## Given request
Please give the listing again, word for word, with nothing left out.

## Data extract
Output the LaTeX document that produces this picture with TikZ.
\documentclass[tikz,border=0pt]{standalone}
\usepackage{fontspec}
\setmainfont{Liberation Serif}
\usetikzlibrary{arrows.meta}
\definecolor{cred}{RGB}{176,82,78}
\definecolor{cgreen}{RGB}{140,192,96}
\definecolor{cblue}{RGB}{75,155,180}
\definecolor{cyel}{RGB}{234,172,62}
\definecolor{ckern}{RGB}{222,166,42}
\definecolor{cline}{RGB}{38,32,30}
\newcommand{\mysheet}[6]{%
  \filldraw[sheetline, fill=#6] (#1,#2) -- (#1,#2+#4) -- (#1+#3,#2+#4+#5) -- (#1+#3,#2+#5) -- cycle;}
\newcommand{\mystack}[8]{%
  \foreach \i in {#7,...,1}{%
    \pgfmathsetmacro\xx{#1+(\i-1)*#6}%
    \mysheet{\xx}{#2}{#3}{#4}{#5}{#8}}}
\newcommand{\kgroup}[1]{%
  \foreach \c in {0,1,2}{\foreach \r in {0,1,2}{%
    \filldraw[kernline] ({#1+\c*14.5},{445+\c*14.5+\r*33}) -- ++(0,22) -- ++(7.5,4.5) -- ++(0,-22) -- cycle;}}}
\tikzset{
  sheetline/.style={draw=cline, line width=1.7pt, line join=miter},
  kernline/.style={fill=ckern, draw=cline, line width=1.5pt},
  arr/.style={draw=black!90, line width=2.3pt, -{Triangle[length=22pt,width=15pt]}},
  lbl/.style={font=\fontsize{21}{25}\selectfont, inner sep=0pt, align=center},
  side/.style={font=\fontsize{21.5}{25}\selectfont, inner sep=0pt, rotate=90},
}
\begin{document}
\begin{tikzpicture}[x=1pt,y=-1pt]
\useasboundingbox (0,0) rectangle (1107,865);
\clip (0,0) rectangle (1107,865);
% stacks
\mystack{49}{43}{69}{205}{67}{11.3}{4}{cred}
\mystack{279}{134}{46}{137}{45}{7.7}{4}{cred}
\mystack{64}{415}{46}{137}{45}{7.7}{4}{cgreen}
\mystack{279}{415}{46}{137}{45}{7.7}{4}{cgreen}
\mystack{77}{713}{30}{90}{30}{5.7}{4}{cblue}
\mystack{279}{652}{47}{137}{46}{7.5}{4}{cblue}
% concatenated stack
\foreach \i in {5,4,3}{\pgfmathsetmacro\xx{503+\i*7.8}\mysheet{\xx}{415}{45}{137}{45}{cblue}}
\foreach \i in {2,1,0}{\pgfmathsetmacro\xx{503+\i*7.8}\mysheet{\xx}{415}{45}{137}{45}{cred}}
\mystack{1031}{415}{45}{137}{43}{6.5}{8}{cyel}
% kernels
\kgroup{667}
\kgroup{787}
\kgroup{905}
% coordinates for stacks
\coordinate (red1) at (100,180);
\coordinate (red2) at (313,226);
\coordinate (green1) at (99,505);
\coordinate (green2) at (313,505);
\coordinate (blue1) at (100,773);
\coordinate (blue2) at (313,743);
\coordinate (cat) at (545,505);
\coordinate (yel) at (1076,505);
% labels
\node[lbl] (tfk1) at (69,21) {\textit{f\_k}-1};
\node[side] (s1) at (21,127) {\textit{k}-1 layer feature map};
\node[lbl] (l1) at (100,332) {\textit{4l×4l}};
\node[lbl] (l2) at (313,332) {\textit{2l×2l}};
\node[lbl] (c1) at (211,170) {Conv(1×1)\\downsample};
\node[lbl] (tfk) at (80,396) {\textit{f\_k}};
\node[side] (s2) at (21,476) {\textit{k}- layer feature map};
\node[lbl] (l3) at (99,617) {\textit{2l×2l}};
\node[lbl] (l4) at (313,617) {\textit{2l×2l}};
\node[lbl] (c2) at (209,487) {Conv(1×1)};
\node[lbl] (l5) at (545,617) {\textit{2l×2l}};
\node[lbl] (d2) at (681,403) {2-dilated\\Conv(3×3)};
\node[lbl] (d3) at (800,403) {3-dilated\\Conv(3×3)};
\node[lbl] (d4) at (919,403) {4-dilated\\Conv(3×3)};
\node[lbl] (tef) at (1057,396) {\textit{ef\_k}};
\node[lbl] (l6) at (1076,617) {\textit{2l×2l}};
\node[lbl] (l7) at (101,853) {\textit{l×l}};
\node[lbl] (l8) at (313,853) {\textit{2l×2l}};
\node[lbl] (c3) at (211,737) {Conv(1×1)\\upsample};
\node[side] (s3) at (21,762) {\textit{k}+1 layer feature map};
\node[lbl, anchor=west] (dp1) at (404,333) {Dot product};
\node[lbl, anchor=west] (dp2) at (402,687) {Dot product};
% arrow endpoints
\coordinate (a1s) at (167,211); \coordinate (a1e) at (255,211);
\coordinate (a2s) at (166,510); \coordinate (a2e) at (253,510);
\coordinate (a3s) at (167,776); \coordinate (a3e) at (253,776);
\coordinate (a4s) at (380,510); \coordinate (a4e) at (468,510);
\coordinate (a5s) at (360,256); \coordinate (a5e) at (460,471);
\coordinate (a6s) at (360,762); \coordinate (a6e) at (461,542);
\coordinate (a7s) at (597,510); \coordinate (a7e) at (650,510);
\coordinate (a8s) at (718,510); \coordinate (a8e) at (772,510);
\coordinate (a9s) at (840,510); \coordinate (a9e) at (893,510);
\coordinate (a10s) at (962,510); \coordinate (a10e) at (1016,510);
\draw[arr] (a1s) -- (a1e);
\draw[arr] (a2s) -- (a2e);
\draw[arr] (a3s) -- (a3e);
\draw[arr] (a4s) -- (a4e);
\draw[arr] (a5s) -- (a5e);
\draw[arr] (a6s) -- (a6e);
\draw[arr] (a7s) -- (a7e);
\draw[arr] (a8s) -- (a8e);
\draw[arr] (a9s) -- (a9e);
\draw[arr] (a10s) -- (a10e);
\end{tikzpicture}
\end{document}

## Response to this task
Output the LaTeX document that produces this picture with TikZ.
\documentclass[tikz,border=0pt]{standalone}
\usepackage{fontspec}
\setmainfont{Liberation Serif}
\usetikzlibrary{arrows.meta}
\definecolor{cred}{RGB}{176,82,78}
\definecolor{cgreen}{RGB}{140,192,96}
\definecolor{cblue}{RGB}{75,155,180}
\definecolor{cyel}{RGB}{234,172,62}
\definecolor{ckern}{RGB}{222,166,42}
\definecolor{cline}{RGB}{38,32,30}
\newcommand{\mysheet}[6]{%
  \filldraw[sheetline, fill=#6] (#1,#2) -- (#1,#2+#4) -- (#1+#3,#2+#4+#5) -- (#1+#3,#2+#5) -- cycle;}
\newcommand{\mystack}[8]{%
  \foreach \i in {#7,...,1}{%
    \pgfmathsetmacro\xx{#1+(\i-1)*#6}%
    \mysheet{\xx}{#2}{#3}{#4}{#5}{#8}}}
\newcommand{\kgroup}[1]{%
  \foreach \c in {0,1,2}{\foreach \r in {0,1,2}{%
    \filldraw[kernline] ({#1+\c*14.5},{445+\c*14.5+\r*33}) -- ++(0,22) -- ++(7.5,4.5) -- ++(0,-22) -- cycle;}}}
\tikzset{
  sheetline/.style={draw=cline, line width=1.7pt, line join=miter},
  kernline/.style={fill=ckern, draw=cline, line width=1.5pt},
  arr/.style={draw=black!90, line width=2.3pt, -{Triangle[length=22pt,width=15pt]}},
  lbl/.style={font=\fontsize{21}{25}\selectfont, inner sep=0pt, align=center},
  side/.style={font=\fontsize{21.5}{25}\selectfont, inner sep=0pt, rotate=90},
}
\begin{document}
\begin{tikzpicture}[x=1pt,y=-1pt]
\useasboundingbox (0,0) rectangle (1107,865);
\clip (0,0) rectangle (1107,865);
% stacks
\mystack{49}{43}{69}{205}{67}{11.3}{4}{cred}
\mystack{279}{134}{46}{137}{45}{7.7}{4}{cred}
\mystack{64}{415}{46}{137}{45}{7.7}{4}{cgreen}
\mystack{279}{415}{46}{137}{45}{7.7}{4}{cgreen}
\mystack{77}{713}{30}{90}{30}{5.7}{4}{cblue}
\mystack{279}{652}{47}{137}{46}{7.5}{4}{cblue}
% concatenated stack
\foreach \i in {5,4,3}{\pgfmathsetmacro\xx{503+\i*7.8}\mysheet{\xx}{415}{45}{137}{45}{cblue}}
\foreach \i in {2,1,0}{\pgfmathsetmacro\xx{503+\i*7.8}\mysheet{\xx}{415}{45}{137}{45}{cred}}
\mystack{1031}{415}{45}{137}{43}{6.5}{8}{cyel}
% kernels
\kgroup{667}
\kgroup{787}
\kgroup{905}
% coordinates for stacks
\coordinate (red1) at (100,180);
\coordinate (red2) at (313,226);
\coordinate (green1) at (99,505);
\coordinate (green2) at (313,505);
\coordinate (blue1) at (100,773);
\coordinate (blue2) at (313,743);
\coordinate (cat) at (545,505);
\coordinate (yel) at (1076,505);
% labels
\node[lbl] (tfk1) at (69,21) {\textit{f\_k}-1};
\node[side] (s1) at (21,127) {\textit{k}-1 layer feature map};
\node[lbl] (l1) at (100,332) {\textit{4l×4l}};
\node[lbl] (l2) at (313,332) {\textit{2l×2l}};
\node[lbl] (c1) at (211,170) {Conv(1×1)\\downsample};
\node[lbl] (tfk) at (80,396) {\textit{f\_k}};
\node[side] (s2) at (21,476) {\textit{k}- layer feature map};
\node[lbl] (l3) at (99,617) {\textit{2l×2l}};
\node[lbl] (l4) at (313,617) {\textit{2l×2l}};
\node[lbl] (c2) at (209,487) {Conv(1×1)};
\node[lbl] (l5) at (545,617) {\textit{2l×2l}};
\node[lbl] (d2) at (681,403) {2-dilated\\Conv(3×3)};
\node[lbl] (d3) at (800,403) {3-dilated\\Conv(3×3)};
\node[lbl] (d4) at (919,403) {4-dilated\\Conv(3×3)};
\node[lbl] (tef) at (1057,396) {\textit{ef\_k}};
\node[lbl] (l6) at (1076,617) {\textit{2l×2l}};
\node[lbl] (l7) at (101,853) {\textit{l×l}};
\node[lbl] (l8) at (313,853) {\textit{2l×2l}};
\node[lbl] (c3) at (211,737) {Conv(1×1)\\upsample};
\node[side] (s3) at (21,762) {\textit{k}+1 layer feature map};
\node[lbl, anchor=west] (dp1) at (404,333) {Dot product};
\node[lbl, anchor=west] (dp2) at (402,687) {Dot product};
% arrow endpoints
\coordinate (a1s) at (167,211); \coordinate (a1e) at (255,211);
\coordinate (a2s) at (166,510); \coordinate (a2e) at (253,510);
\coordinate (a3s) at (167,776); \coordinate (a3e) at (253,776);
\coordinate (a4s) at (380,510); \coordinate (a4e) at (468,510);
\coordinate (a5s) at (360,256); \coordinate (a5e) at (460,471);
\coordinate (a6s) at (360,762); \coordinate (a6e) at (461,542);
\coordinate (a7s) at (597,510); \coordinate (a7e) at (650,510);
\coordinate (a8s) at (718,510); \coordinate (a8e) at (772,510);
\coordinate (a9s) at (840,510); \coordinate (a9e) at (893,510);
\coordinate (a10s) at (962,510); \coordinate (a10e) at (1016,510);
\draw[arr] (a1s) -- (a1e);
\draw[arr] (a2s) -- (a2e);
\draw[arr] (a3s) -- (a3e);
\draw[arr] (a4s) -- (a4e);
\draw[arr] (a5s) -- (a5e);
\draw[arr] (a6s) -- (a6e);
\draw[arr] (a7s) -- (a7e);
\draw[arr] (a8s) -- (a8e);
\draw[arr] (a9s) -- (a9e);
\draw[arr] (a10s) -- (a10e);
\end{tikzpicture}
\end{document}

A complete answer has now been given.